# [DIRECTIONS]
Can you output the material exactly as written, minus any pictures it holds?

# [RECORDED DATA]
* BEGIN *
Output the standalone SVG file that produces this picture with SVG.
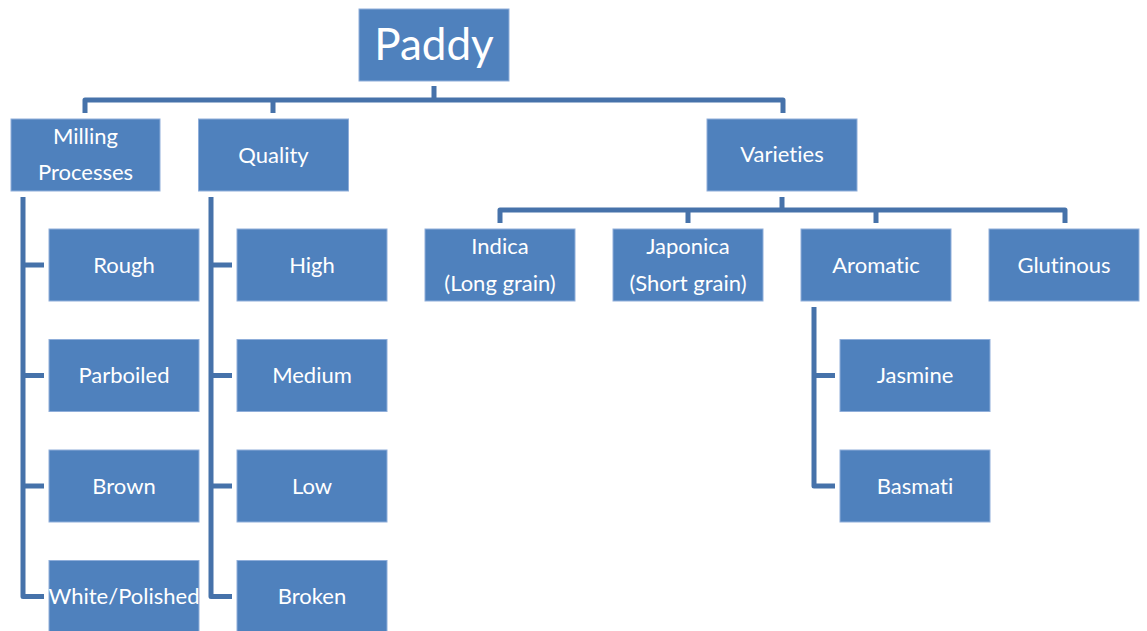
<svg xmlns="http://www.w3.org/2000/svg" width="1147" height="631" viewBox="0 0 1147 631">
<style>
.b{fill:#4F81BD;stroke:#8FAEDA;stroke-width:1}
.t{fill:#fff;font-family:Lato,"Open Sans",sans-serif;font-size:22px;text-anchor:middle;font-variant-ligatures:none}
.c{fill:none;stroke:#4672AA;stroke-width:5;stroke-linejoin:round}
</style>
<rect width="1147" height="631" fill="#fff"/>
<g id="connectors">
<path class="c" d="M434,86V100M85,113V100H783V113M273,100V113"/>
<path class="c" d="M782,197V210M500,223V210H1065V223M688,210V223M876,210V223"/>
<path class="c" d="M23,197V596.5H44M23,265H44M23,375.5H44M23,486H44"/>
<path class="c" d="M211,197V596.5H232M211,265H232M211,375.5H232M211,486H232"/>
<path class="c" d="M814,307V486H835M814,375.5H835"/>
</g>
<g id="paddy"><rect class="b" x="359" y="9" width="150" height="72"/><text class="t" x="434" y="60" style="font-size:44px">Paddy</text></g>
<g id="milling"><rect class="b" x="11" y="119" width="149" height="72"/><text class="t" x="85.5" y="144.3">Milling</text><text class="t" x="85.5" y="180.3">Processes</text></g>
<g id="quality"><rect class="b" x="198.5" y="119" width="150" height="72"/><text class="t" x="273.5" y="162.8">Quality</text></g>
<g id="varieties"><rect class="b" x="707" y="119" width="150" height="72"/><text class="t" x="782" y="162.3">Varieties</text></g>
<g id="rough"><rect class="b" x="49" y="229" width="150" height="72"/><text class="t" x="124" y="272.6">Rough</text></g>
<g id="parboiled"><rect class="b" x="49" y="339.5" width="150" height="72"/><text class="t" x="124" y="383.1">Parboiled</text></g>
<g id="brown"><rect class="b" x="49" y="450" width="150" height="72"/><text class="t" x="124" y="493.6">Brown</text></g>
<g id="white"><rect class="b" x="49" y="560.5" width="150" height="72"/><text class="t" x="124" y="604.1">White/Polished</text></g>
<g id="high"><rect class="b" x="237" y="229" width="150" height="72"/><text class="t" x="312" y="272.6">High</text></g>
<g id="medium"><rect class="b" x="237" y="339.5" width="150" height="72"/><text class="t" x="312" y="383.1">Medium</text></g>
<g id="low"><rect class="b" x="237" y="450" width="150" height="72"/><text class="t" x="312" y="493.6">Low</text></g>
<g id="broken"><rect class="b" x="237" y="560.5" width="150" height="72"/><text class="t" x="312" y="604.1">Broken</text></g>
<g id="indica"><rect class="b" x="425" y="229" width="150" height="72"/><text class="t" x="500" y="254.3">Indica</text><text class="t" x="500" y="290.8">(Long grain)</text></g>
<g id="japonica"><rect class="b" x="613" y="229" width="150" height="72"/><text class="t" x="688" y="254.3">Japonica</text><text class="t" x="688" y="290.8">(Short grain)</text></g>
<g id="aromatic"><rect class="b" x="801" y="229" width="150" height="72"/><text class="t" x="876" y="272.6">Aromatic</text></g>
<g id="glutinous"><rect class="b" x="989" y="229" width="150" height="72"/><text class="t" x="1064" y="272.6">Glutinous</text></g>
<g id="jasmine"><rect class="b" x="840" y="339.5" width="150" height="72"/><text class="t" x="915" y="383.1">Jasmine</text></g>
<g id="basmati"><rect class="b" x="840" y="450" width="150" height="72"/><text class="t" x="915" y="493.6">Basmati</text></g>
</svg>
* END *
# [THE RESPONSE]
Output the standalone SVG file that produces this picture with SVG.
<svg xmlns="http://www.w3.org/2000/svg" width="1147" height="631" viewBox="0 0 1147 631">
<style>
.b{fill:#4F81BD;stroke:#8FAEDA;stroke-width:1}
.t{fill:#fff;font-family:Lato,"Open Sans",sans-serif;font-size:22px;text-anchor:middle;font-variant-ligatures:none}
.c{fill:none;stroke:#4672AA;stroke-width:5;stroke-linejoin:round}
</style>
<rect width="1147" height="631" fill="#fff"/>
<g id="connectors">
<path class="c" d="M434,86V100M85,113V100H783V113M273,100V113"/>
<path class="c" d="M782,197V210M500,223V210H1065V223M688,210V223M876,210V223"/>
<path class="c" d="M23,197V596.5H44M23,265H44M23,375.5H44M23,486H44"/>
<path class="c" d="M211,197V596.5H232M211,265H232M211,375.5H232M211,486H232"/>
<path class="c" d="M814,307V486H835M814,375.5H835"/>
</g>
<g id="paddy"><rect class="b" x="359" y="9" width="150" height="72"/><text class="t" x="434" y="60" style="font-size:44px">Paddy</text></g>
<g id="milling"><rect class="b" x="11" y="119" width="149" height="72"/><text class="t" x="85.5" y="144.3">Milling</text><text class="t" x="85.5" y="180.3">Processes</text></g>
<g id="quality"><rect class="b" x="198.5" y="119" width="150" height="72"/><text class="t" x="273.5" y="162.8">Quality</text></g>
<g id="varieties"><rect class="b" x="707" y="119" width="150" height="72"/><text class="t" x="782" y="162.3">Varieties</text></g>
<g id="rough"><rect class="b" x="49" y="229" width="150" height="72"/><text class="t" x="124" y="272.6">Rough</text></g>
<g id="parboiled"><rect class="b" x="49" y="339.5" width="150" height="72"/><text class="t" x="124" y="383.1">Parboiled</text></g>
<g id="brown"><rect class="b" x="49" y="450" width="150" height="72"/><text class="t" x="124" y="493.6">Brown</text></g>
<g id="white"><rect class="b" x="49" y="560.5" width="150" height="72"/><text class="t" x="124" y="604.1">White/Polished</text></g>
<g id="high"><rect class="b" x="237" y="229" width="150" height="72"/><text class="t" x="312" y="272.6">High</text></g>
<g id="medium"><rect class="b" x="237" y="339.5" width="150" height="72"/><text class="t" x="312" y="383.1">Medium</text></g>
<g id="low"><rect class="b" x="237" y="450" width="150" height="72"/><text class="t" x="312" y="493.6">Low</text></g>
<g id="broken"><rect class="b" x="237" y="560.5" width="150" height="72"/><text class="t" x="312" y="604.1">Broken</text></g>
<g id="indica"><rect class="b" x="425" y="229" width="150" height="72"/><text class="t" x="500" y="254.3">Indica</text><text class="t" x="500" y="290.8">(Long grain)</text></g>
<g id="japonica"><rect class="b" x="613" y="229" width="150" height="72"/><text class="t" x="688" y="254.3">Japonica</text><text class="t" x="688" y="290.8">(Short grain)</text></g>
<g id="aromatic"><rect class="b" x="801" y="229" width="150" height="72"/><text class="t" x="876" y="272.6">Aromatic</text></g>
<g id="glutinous"><rect class="b" x="989" y="229" width="150" height="72"/><text class="t" x="1064" y="272.6">Glutinous</text></g>
<g id="jasmine"><rect class="b" x="840" y="339.5" width="150" height="72"/><text class="t" x="915" y="383.1">Jasmine</text></g>
<g id="basmati"><rect class="b" x="840" y="450" width="150" height="72"/><text class="t" x="915" y="493.6">Basmati</text></g>
</svg>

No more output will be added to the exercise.